I mentioned in the 30s the CSA in favor of mechanization and sanctions that weren't helping the economy, the CSA banned slavery but they treated African-American's horribly
 
It is based on the book cover, so it can be put down to the artist. Keep in mind, on that book cover the distance between Newfoundland and Ireland is less than the real distance between London and Iceland. Neither the map on th ebooks nor this page shoes the Azore Islands and I really feel the Portuguese would have noticed the mountains on the horizon. Maybe. I don't know how close something needs to be seen on the horizon.

It's cannon that there were islands south of Atlantis that stayed in French hands and were used for growing sugar. One of Turtledove's characters muses about a successful slave rebellion on one of them.
 
Worlda scale remake of a Rome in South America map.

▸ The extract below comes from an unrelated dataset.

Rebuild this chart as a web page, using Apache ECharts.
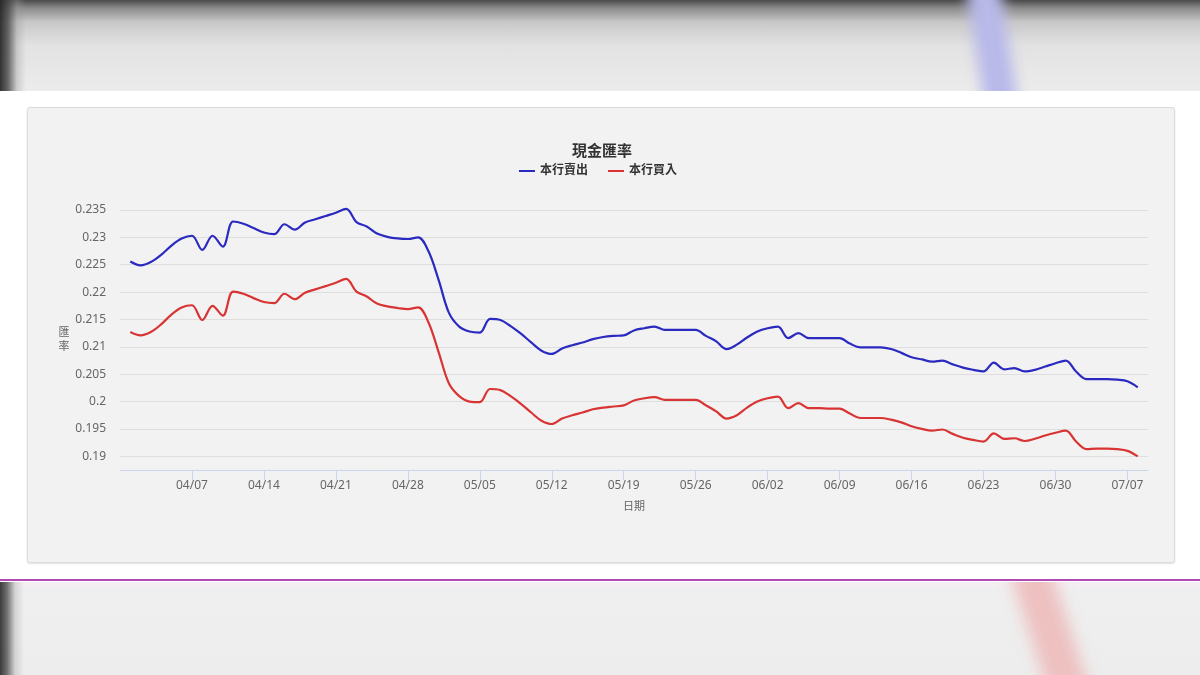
<!DOCTYPE html>
<html>
<head>
<meta charset="utf-8">
<script src="https://cdn.jsdelivr.net/npm/echarts@6/dist/echarts.min.js"></script>
<style>
html,body{margin:0;padding:0;width:1200px;height:675px;overflow:hidden;background:#fff;}
#topband{position:absolute;left:0;top:0;width:1200px;height:91px;overflow:hidden;
  background:linear-gradient(to bottom,#4a4a4a 0px,#8a8a8a 8px,#c8c8c8 22px,#e2e2e2 45px,#ececec 91px);}
#topband .edge{position:absolute;left:0;top:0;width:26px;height:100%;
  background:linear-gradient(to right,rgba(40,40,40,0.95) 0px,rgba(70,70,70,0.8) 8px,rgba(150,150,150,0.35) 17px,rgba(230,230,230,0) 26px);}
#topband .streak{position:absolute;left:975px;top:-20px;width:34px;height:130px;background:#b9b9ea;filter:blur(7px);transform:rotate(-9deg);}
#botband{position:absolute;left:0;top:582px;width:1200px;height:93px;overflow:hidden;
  background:linear-gradient(to bottom,#f4eef4 0px,#efefef 10px,#ededed 93px);}
#botband .edge{position:absolute;left:0;top:0;width:24px;height:100%;
  background:linear-gradient(to right,rgba(50,50,50,0.95) 0px,rgba(80,80,80,0.8) 7px,rgba(160,160,160,0.35) 15px,rgba(230,230,230,0) 24px);}
#botband .streak{position:absolute;left:1030px;top:-20px;width:40px;height:140px;background:#eec0c0;filter:blur(8px);transform:rotate(-18deg);}
#magenta{position:absolute;left:0;top:579px;width:1200px;height:2px;background:#b04ab4;}
#panel{position:absolute;left:27px;top:107px;width:1148px;height:456px;box-sizing:border-box;
  background:#f2f2f2;border:1px solid #dcdcdc;border-radius:3px;box-shadow:0 1px 2px rgba(0,0,0,0.12);}
#chart{position:absolute;left:0;top:0;width:1200px;height:675px;}
</style>
</head>
<body>
<div id="topband"><div class="edge"></div><div class="streak"></div></div>
<div id="panel"></div>
<div id="magenta"></div>
<div id="botband"><div class="edge"></div><div class="streak"></div></div>
<div id="chart"></div>
<script>
// Categories: every calendar day, 03/31 .. 07/09
const dates = ['03/31',
 '04/01','04/02','04/03','04/04','04/05','04/06','04/07','04/08','04/09','04/10',
 '04/11','04/12','04/13','04/14','04/15','04/16','04/17','04/18','04/19','04/20',
 '04/21','04/22','04/23','04/24','04/25','04/26','04/27','04/28','04/29','04/30',
 '05/01','05/02','05/03','05/04','05/05','05/06','05/07','05/08','05/09','05/10',
 '05/11','05/12','05/13','05/14','05/15','05/16','05/17','05/18','05/19','05/20',
 '05/21','05/22','05/23','05/24','05/25','05/26','05/27','05/28','05/29','05/30',
 '05/31','06/01','06/02','06/03','06/04','06/05','06/06','06/07','06/08','06/09',
 '06/10','06/11','06/12','06/13','06/14','06/15','06/16','06/17','06/18','06/19',
 '06/20','06/21','06/22','06/23','06/24','06/25','06/26','06/27','06/28','06/29',
 '06/30','07/01','07/02','07/03','07/04','07/05','07/06','07/07','07/08','07/09'];

// 本行賣出 (bank sells)
const sellRate = [null,
 0.2256,0.2249,0.2255,0.2268,0.2285,0.2298,0.2303,0.2277,0.2303,0.2283,
 0.2329,0.2325,0.2317,0.2309,0.2306,0.2324,0.2314,0.2327,0.2333,0.2339,
 0.2345,0.2352,0.2328,0.2320,0.2307,0.2301,0.2298,0.2297,0.2300,0.2275,
 0.2222,0.2162,0.2137,0.2128,0.2126,0.2151,0.2149,0.2138,0.2124,0.2108,
 0.2093,0.2087,0.2097,0.2103,0.2108,0.2114,0.2118,0.2120,0.2121,0.2130,
 0.2134,0.2137,0.2131,0.2131,0.2131,0.2131,0.2120,0.2110,0.2096,0.2104,
 0.2117,0.2128,0.2134,0.2137,0.2116,0.2125,0.2116,0.2116,0.2116,0.2116,
 0.2106,0.2099,0.2099,0.2099,0.2096,0.2089,0.2081,0.2077,0.2073,0.2075,
 0.2068,0.2062,0.2058,0.2055,0.2071,0.2059,0.2061,0.2055,0.2058,0.2064,
 0.2070,0.2075,0.2055,0.2041,0.2041,0.2041,0.2040,0.2037,0.2026,null];

// 本行買入 (bank buys)
const buyRate = [null,
 0.2127,0.2121,0.2127,0.2141,0.2159,0.2172,0.2176,0.2149,0.2175,0.2157,
 0.2201,0.2197,0.2189,0.2182,0.2180,0.2197,0.2187,0.2199,0.2205,0.2211,
 0.2217,0.2224,0.2201,0.2192,0.2179,0.2174,0.2171,0.2169,0.2172,0.2145,
 0.2090,0.2033,0.2010,0.2000,0.1999,0.2023,0.2021,0.2010,0.1996,0.1980,
 0.1965,0.1959,0.1969,0.1975,0.1980,0.1986,0.1989,0.1991,0.1993,0.2002,
 0.2006,0.2008,0.2003,0.2003,0.2003,0.2003,0.1993,0.1982,0.1969,0.1975,
 0.1989,0.2000,0.2006,0.2009,0.1988,0.1997,0.1988,0.1988,0.1987,0.1987,
 0.1978,0.1970,0.1970,0.1970,0.1967,0.1962,0.1955,0.1950,0.1947,0.1949,
 0.1941,0.1934,0.1930,0.1927,0.1942,0.1932,0.1933,0.1928,0.1932,0.1938,
 0.1943,0.1947,0.1927,0.1913,0.1914,0.1914,0.1913,0.1910,0.1900,null];

const xTickLabels = ['04/07','04/14','04/21','04/28','05/05','05/12','05/19','05/26','06/02','06/09','06/16','06/23','06/30','07/07'];
const yTickLabels = ['0.19','0.195','0.2','0.205','0.21','0.215','0.22','0.225','0.23','0.235'];

const seriesNames = ['本行賣出','本行買入'];
const seriesColors = ['#2a2ac0','#d93434'];

const FONT = '"Noto Sans", "Noto Sans CJK TC", sans-serif';
const chart = echarts.init(document.getElementById('chart'), null, {renderer:'canvas'});
const isTick = (i, v) => xTickLabels.indexOf(v) >= 0;

chart.setOption({
  backgroundColor: 'transparent',
  animation: false,
  title: {
    text: '現金匯率',
    left: 597, top: 139, textAlign: 'center',
    textStyle: {fontFamily: FONT, fontSize: 15, fontWeight: 'bold', color: '#333'}
  },
  legend: {
    left: 514, top: 160,
    itemWidth: 16, itemHeight: 2, itemGap: 20,
    icon: 'rect',
    textStyle: {fontFamily: FONT, fontSize: 12, fontWeight: 'bold', color: '#333'},
    data: seriesNames
  },
  grid: {left: 120, right: 52, top: 210, bottom: 205, containLabel: false},
  xAxis: {
    type: 'category',
    data: dates,
    boundaryGap: false,
    name: '日期', nameLocation: 'middle', nameGap: 31,
    nameTextStyle: {fontFamily: FONT, fontSize: 11, color: '#666'},
    axisLine: {lineStyle: {color: '#ccd6eb', width: 1}},
    axisTick: {show: true, interval: isTick, length: 10, lineStyle: {color: '#ccd6eb'}},
    axisLabel: {interval: isTick, margin: 10, fontFamily: FONT, fontSize: 12, color: '#666'},
    splitLine: {show: false}
  },
  yAxis: {
    type: 'value',
    min: 0.1875, max: 0.235, interval: 0.0025,
    name: '匯\n率', nameLocation: 'middle', nameRotate: 0, nameGap: 50,
    nameTextStyle: {fontFamily: FONT, fontSize: 11, color: '#666', lineHeight: 14},
    axisLine: {show: false},
    axisTick: {show: false},
    axisLabel: {
      margin: 14, fontFamily: FONT, fontSize: 12, color: '#666',
      formatter: v => {
        const s = String(+v.toFixed(4));
        return yTickLabels.indexOf(s) >= 0 ? s : '';
      }
    },
    splitLine: {show: true, lineStyle: {color: ['rgba(0,0,0,0)', '#dedede'], width: 1}}
  },
  series: [
    {name: seriesNames[0], type: 'line', data: sellRate, smooth: 0.35, showSymbol: false,
     symbol: 'none', lineStyle: {width: 2.2, color: seriesColors[0]}, itemStyle: {color: seriesColors[0]}, clip: false},
    {name: seriesNames[1], type: 'line', data: buyRate, smooth: 0.35, showSymbol: false,
     symbol: 'none', lineStyle: {width: 2.2, color: seriesColors[1]}, itemStyle: {color: seriesColors[1]}, clip: false}
  ]
});
</script>
</body>
</html>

Alien space bats were involved.
romanthing worlda.png
 
That's one hell of a sail there
I mean, there are theories that the Romans or even peoples earlier than that managed to sail to the Americas. And Carthage at its height managed to send explorers from North Africa to modern-day Nigeria, with very few rest stops in between. If the Romans hug the coast or go from Colombia to the Caribbean, it's not as improbable a journey.
 
I mean, there are theories that the Romans or even peoples earlier than that managed to sail to the Americas. And Carthage at its height managed to send explorers from North Africa to modern-day Nigeria, with very few rest stops in between. If the Romans hug the coast or go from Colombia to the Caribbean, it's not as improbable a journey.
Nothing substantiated. I mean, I'm all for pre-columbian trans-oceanic contact with 1350s Mali for example. But that's a big jump for Roman boats.
 
I mean, there are theories that the Romans or even peoples earlier than that managed to sail to the Americas. And Carthage at its height managed to send explorers from North Africa to modern-day Nigeria, with very few rest stops in between. If the Romans hug the coast or go from Colombia to the Caribbean, it's not as improbable a journey.
We're talking about going around all of south america there, which is a step harder than sailing from Carthage to Nigeria (reportedly)
 
We're talking about going around all of south america there, which is a step harder than sailing from Carthage to Nigeria (reportedly)
The "Romans in South America" map is an ISOT. I believe a bunch of Roman cities were sent across the seas to the Pacific Coast of South America, no sailing involved.